The day after the November presidential election, Turner went with her mother to the store, and they both kept their heads down. “We just feel like we don’t belong here anymore,” she says.

Turner’s mom, who cleans houses in town for a living, went to work a couple of days after that, and her employer, an older white woman, brought up the results of the recent election. The two had talked politics before—Turner’s mom is a Democrat, and her employer is a Republican. “Well, you might as well come and live with me now,” the employer said. “You gonna be mine eventually.”

She called her daughter in tears. Turner immediately got in her car and picked her mother up to bring her home.

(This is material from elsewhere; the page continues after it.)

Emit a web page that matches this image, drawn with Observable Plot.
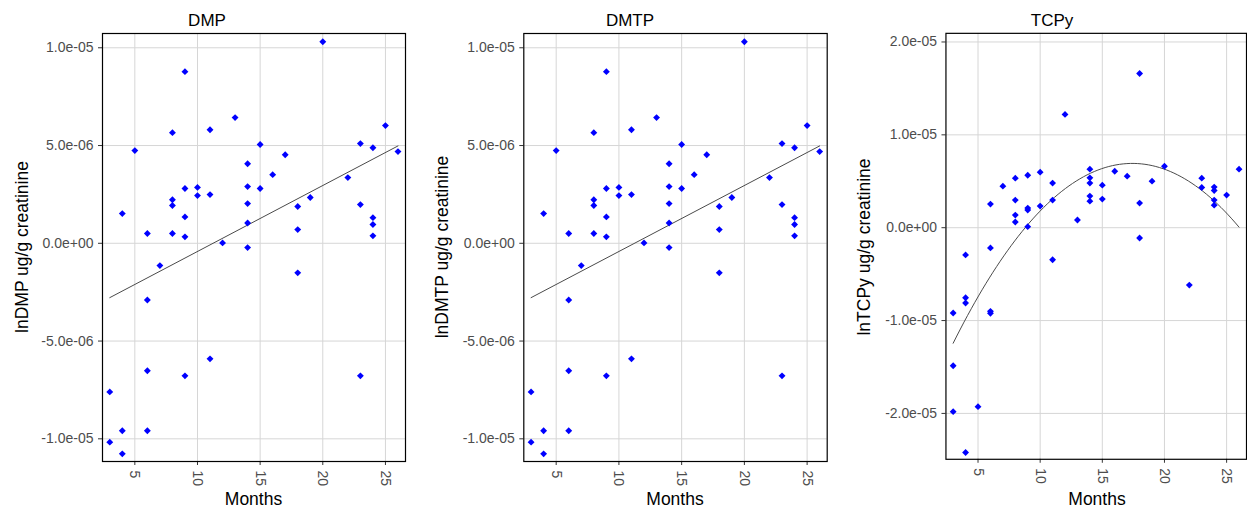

Last year before the election, a young woman Turner described as one of her best friends casually mentioned she hoped for a Trump victory so that he might “do away with some of these African American people.” She quickly clarified that she wasn’t referring to Turner’s “type,” but when Turner sharply asked her what she meant, she couldn’t answer. Another friend assured her that it would be okay if Trump won the election because she would convince her parents to purchase Turner’s family as their new slaves. In a place where a few large plantation-style houses remain scattered through the county, the “joke” feels a lot like a threat.

“I saw a lot of true colors from a lot of people since the election—down with African Americans, down with Hispanics, build the wall, even for the legal ones,” she says. “It really hurts.”

She works as a dispatcher for Kirkland’s, a home goods store, where she handles shipping coordination, but she’s hoping to move into a role that is more IT-focused. Even one of her coworkers—a manager—insisted on seeing a copy of her business degree for days, to the point that Turner finally gave in and brought it to her to examine. It’s hard to not hear echoes of birtherism claims that plagued Barack Obama throughout his presidency in actions like those.

“It gets me emotional sometimes,” she tells me. “I wake up, and I never know, am I gonna get called the ‘n word’ today? Am I gonna have to defend my education?”